STORED RECORDS:
━━━━━━━━━━━━━━━━
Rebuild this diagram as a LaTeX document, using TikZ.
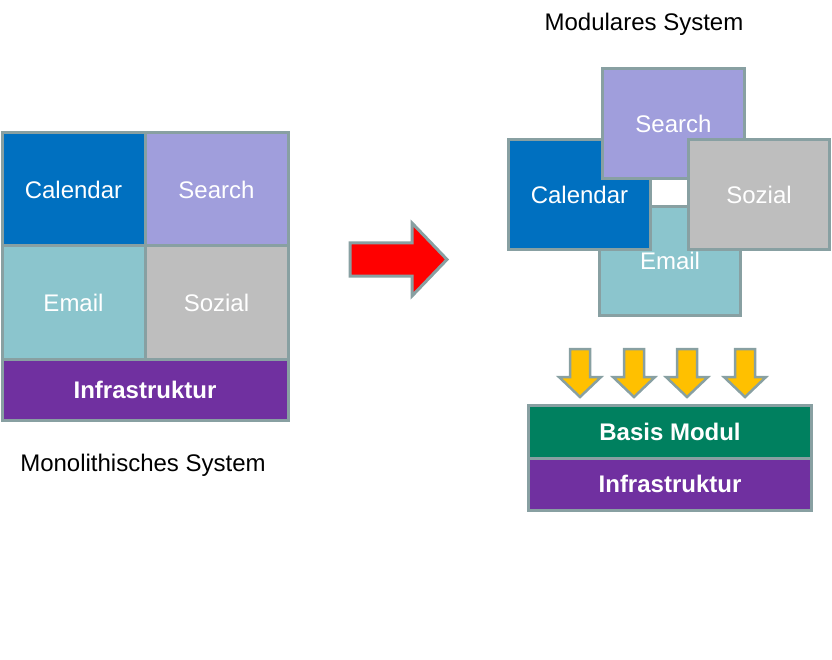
━━━━━━━━━━━━━━━━
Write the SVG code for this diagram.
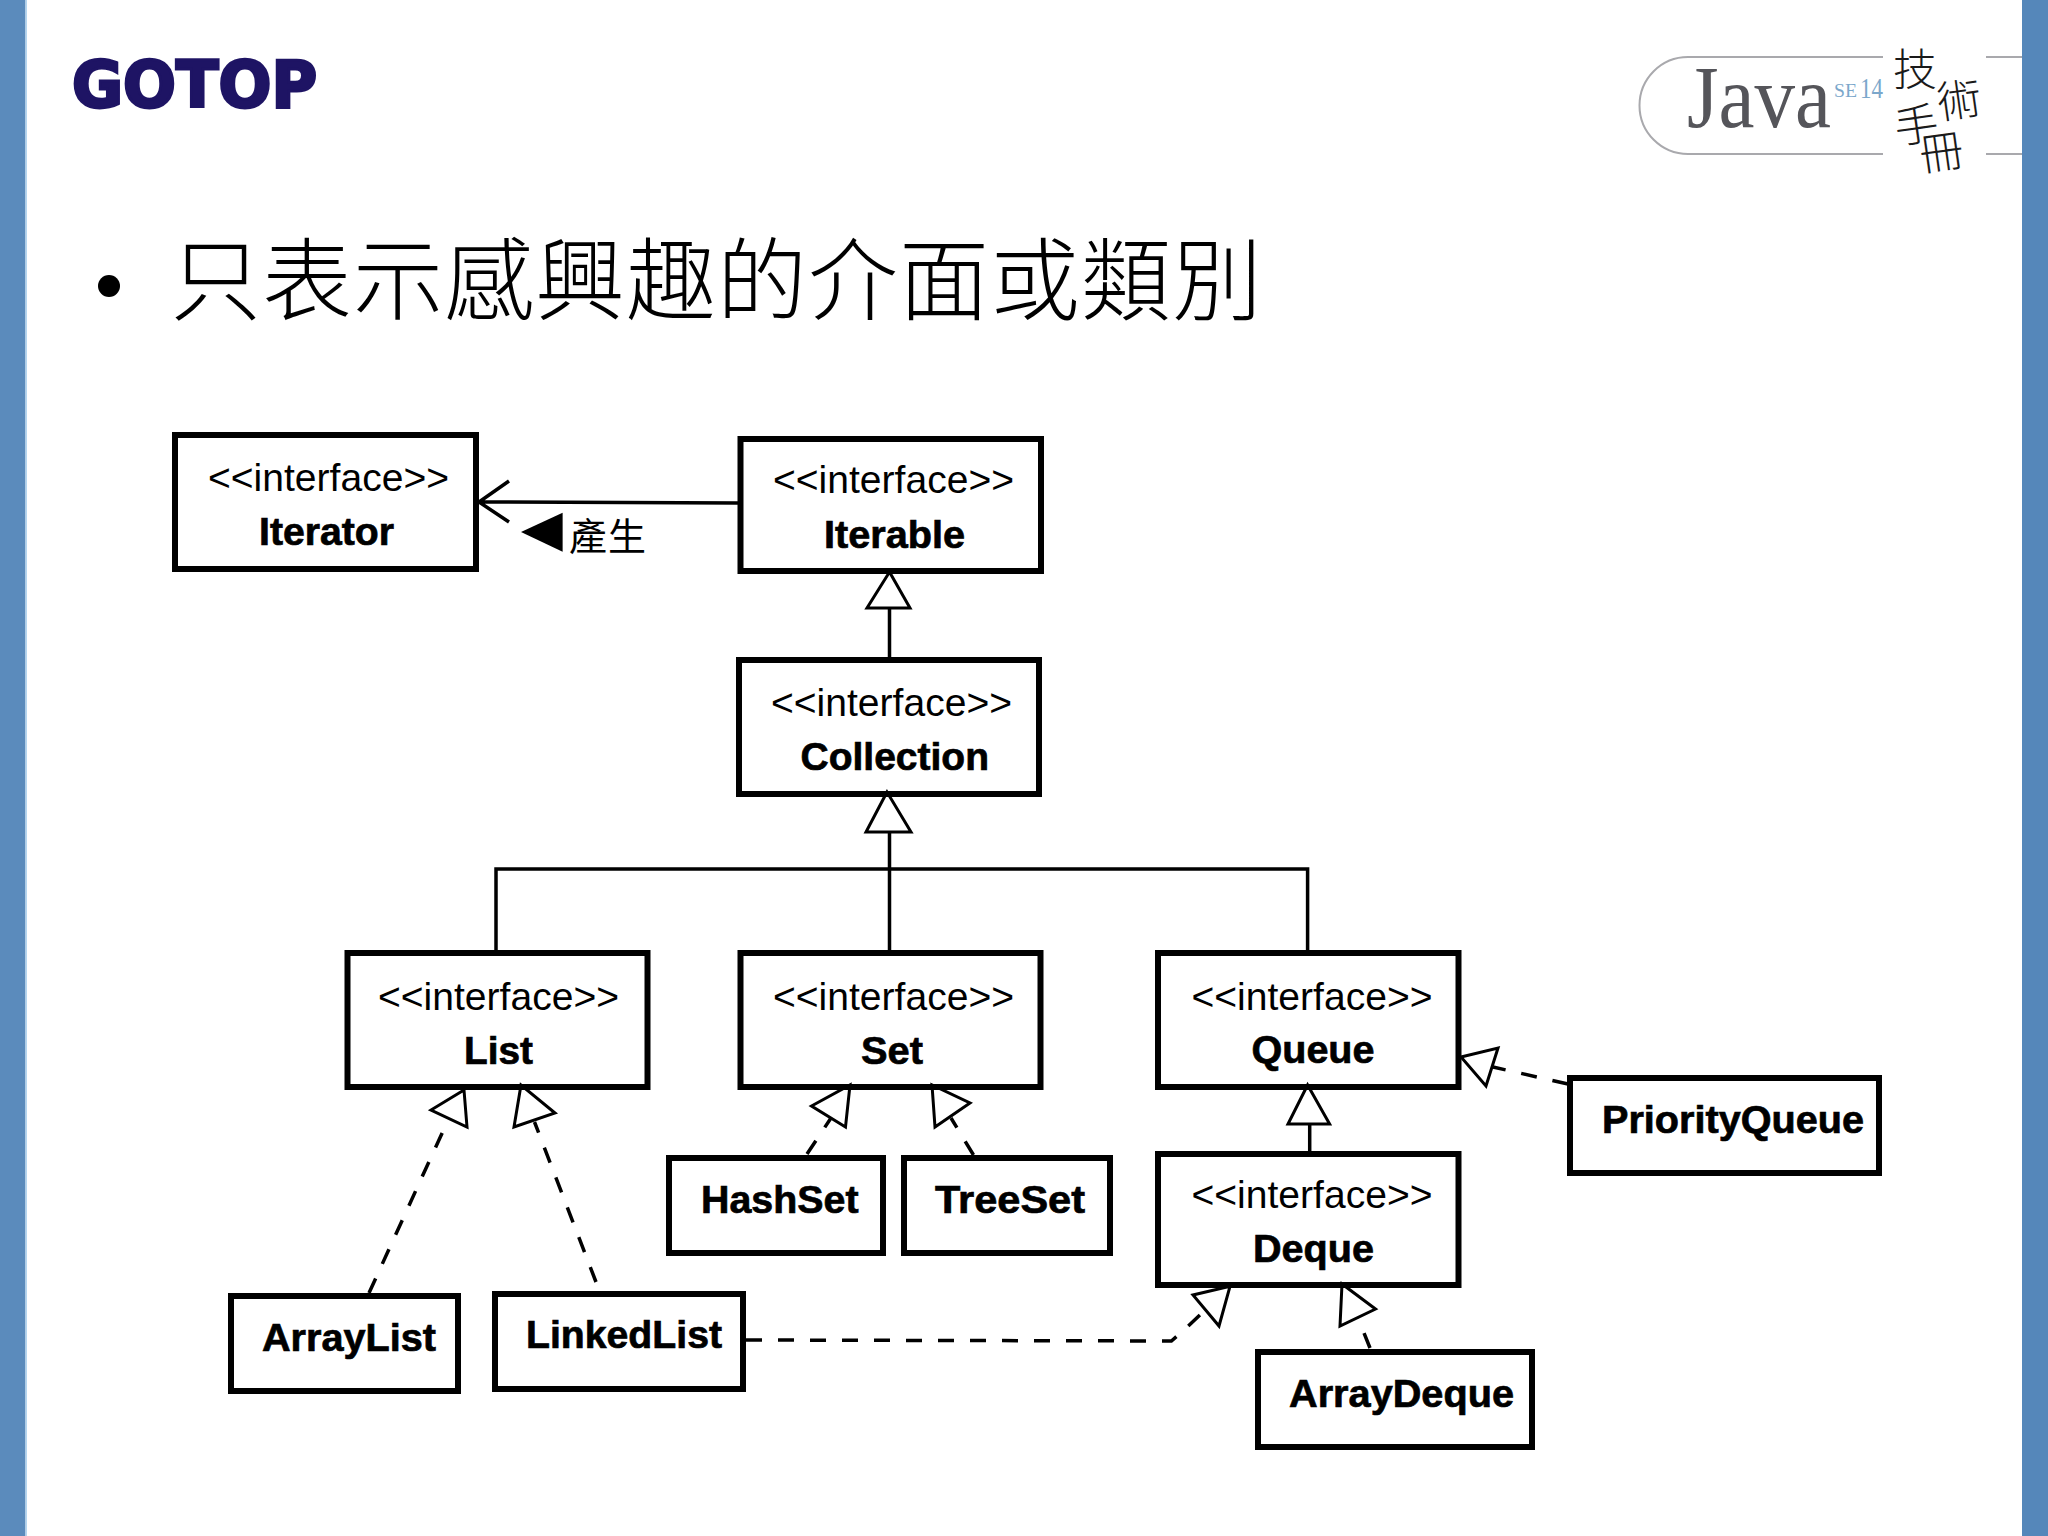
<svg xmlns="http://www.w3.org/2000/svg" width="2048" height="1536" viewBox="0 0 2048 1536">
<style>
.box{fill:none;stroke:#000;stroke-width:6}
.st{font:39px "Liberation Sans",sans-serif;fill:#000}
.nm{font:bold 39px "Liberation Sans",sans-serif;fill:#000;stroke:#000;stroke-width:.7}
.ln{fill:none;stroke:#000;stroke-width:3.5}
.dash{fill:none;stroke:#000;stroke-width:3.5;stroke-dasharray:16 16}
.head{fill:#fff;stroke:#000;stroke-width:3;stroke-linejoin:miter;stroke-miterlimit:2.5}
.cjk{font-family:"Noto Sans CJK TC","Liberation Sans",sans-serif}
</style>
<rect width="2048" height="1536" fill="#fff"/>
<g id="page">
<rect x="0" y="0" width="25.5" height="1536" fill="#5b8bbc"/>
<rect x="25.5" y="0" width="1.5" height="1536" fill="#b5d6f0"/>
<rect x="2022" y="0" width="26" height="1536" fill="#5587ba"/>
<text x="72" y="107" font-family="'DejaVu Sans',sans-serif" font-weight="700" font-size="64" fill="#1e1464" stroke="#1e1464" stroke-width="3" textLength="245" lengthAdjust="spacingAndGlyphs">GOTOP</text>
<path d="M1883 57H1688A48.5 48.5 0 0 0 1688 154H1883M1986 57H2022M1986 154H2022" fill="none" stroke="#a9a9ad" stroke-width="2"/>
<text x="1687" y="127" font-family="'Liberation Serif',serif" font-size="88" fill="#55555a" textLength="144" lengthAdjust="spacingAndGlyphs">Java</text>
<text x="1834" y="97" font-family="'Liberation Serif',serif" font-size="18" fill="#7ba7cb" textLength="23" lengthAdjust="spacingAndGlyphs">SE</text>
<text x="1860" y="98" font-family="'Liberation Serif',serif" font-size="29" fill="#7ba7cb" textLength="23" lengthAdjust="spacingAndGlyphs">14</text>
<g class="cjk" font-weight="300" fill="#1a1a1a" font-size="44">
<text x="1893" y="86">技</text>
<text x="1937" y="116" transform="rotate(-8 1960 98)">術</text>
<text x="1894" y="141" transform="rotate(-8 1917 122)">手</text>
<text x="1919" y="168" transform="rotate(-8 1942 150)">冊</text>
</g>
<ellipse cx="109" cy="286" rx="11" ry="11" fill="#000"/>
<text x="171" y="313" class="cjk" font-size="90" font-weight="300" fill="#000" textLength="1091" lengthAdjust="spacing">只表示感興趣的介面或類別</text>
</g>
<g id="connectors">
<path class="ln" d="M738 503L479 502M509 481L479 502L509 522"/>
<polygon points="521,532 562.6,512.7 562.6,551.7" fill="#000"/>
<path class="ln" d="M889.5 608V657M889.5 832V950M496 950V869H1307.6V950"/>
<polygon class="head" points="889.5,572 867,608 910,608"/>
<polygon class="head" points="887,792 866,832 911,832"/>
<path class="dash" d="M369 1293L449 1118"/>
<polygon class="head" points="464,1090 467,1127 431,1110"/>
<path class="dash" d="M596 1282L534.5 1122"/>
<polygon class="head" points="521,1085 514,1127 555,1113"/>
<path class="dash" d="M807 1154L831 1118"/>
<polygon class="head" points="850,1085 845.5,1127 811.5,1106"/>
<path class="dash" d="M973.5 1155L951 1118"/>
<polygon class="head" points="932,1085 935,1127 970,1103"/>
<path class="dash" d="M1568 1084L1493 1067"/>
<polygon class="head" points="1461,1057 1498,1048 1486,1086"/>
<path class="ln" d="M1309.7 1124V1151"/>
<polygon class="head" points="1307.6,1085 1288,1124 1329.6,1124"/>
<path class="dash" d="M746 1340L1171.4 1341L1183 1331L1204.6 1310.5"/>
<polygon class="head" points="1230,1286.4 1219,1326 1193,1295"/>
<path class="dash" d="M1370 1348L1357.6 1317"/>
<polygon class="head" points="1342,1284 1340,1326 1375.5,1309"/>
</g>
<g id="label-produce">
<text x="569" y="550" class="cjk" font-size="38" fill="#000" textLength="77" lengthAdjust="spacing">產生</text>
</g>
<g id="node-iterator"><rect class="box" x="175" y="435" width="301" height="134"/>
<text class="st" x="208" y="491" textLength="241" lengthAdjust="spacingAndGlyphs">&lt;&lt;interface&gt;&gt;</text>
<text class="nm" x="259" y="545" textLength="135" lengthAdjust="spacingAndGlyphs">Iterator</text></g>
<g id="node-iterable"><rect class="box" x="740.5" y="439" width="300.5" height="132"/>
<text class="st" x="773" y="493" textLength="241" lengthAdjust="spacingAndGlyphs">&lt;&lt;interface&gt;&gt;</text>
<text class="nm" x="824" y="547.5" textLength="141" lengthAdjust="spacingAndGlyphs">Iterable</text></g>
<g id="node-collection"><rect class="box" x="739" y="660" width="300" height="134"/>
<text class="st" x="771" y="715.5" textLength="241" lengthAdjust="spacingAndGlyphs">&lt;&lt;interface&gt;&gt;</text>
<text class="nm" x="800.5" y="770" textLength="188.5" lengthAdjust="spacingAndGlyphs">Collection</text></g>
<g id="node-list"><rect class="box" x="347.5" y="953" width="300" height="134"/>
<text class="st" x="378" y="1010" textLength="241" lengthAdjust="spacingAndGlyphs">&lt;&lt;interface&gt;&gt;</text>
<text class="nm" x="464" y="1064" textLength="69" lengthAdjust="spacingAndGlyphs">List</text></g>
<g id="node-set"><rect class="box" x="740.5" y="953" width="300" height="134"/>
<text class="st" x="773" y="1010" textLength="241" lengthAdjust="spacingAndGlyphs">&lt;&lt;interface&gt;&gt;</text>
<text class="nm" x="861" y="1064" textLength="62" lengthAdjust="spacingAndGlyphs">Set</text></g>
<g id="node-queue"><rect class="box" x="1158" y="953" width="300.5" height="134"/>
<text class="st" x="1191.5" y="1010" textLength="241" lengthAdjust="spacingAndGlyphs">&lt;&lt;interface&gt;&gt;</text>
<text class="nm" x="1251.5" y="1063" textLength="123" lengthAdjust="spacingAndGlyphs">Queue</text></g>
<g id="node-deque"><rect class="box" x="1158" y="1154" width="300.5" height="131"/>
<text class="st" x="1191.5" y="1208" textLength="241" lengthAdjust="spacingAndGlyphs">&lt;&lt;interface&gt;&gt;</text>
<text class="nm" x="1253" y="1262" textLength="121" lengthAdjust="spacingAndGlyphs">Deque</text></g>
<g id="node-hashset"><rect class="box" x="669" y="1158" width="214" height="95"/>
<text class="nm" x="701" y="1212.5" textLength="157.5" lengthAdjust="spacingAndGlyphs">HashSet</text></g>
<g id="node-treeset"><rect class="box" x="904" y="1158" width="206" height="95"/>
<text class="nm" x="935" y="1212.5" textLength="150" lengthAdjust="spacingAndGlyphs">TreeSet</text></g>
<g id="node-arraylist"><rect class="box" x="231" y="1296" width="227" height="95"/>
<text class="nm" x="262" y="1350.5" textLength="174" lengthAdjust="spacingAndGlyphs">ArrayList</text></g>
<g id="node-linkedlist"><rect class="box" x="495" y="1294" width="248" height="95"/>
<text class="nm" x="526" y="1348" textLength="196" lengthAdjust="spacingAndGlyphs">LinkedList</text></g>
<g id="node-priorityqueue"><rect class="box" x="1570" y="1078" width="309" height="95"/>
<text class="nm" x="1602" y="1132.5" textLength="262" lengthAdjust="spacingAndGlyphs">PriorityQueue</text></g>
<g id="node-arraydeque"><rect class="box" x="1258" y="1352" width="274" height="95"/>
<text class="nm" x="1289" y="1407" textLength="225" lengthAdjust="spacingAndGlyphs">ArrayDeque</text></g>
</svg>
━━━━━━━━━━━━━━━━
TASK STATEMENT: Look through the entries above; copy each line where the string "diagram" appears.

WORKED ANSWER:
Rebuild this diagram as a LaTeX document, using TikZ.
Write the SVG code for this diagram.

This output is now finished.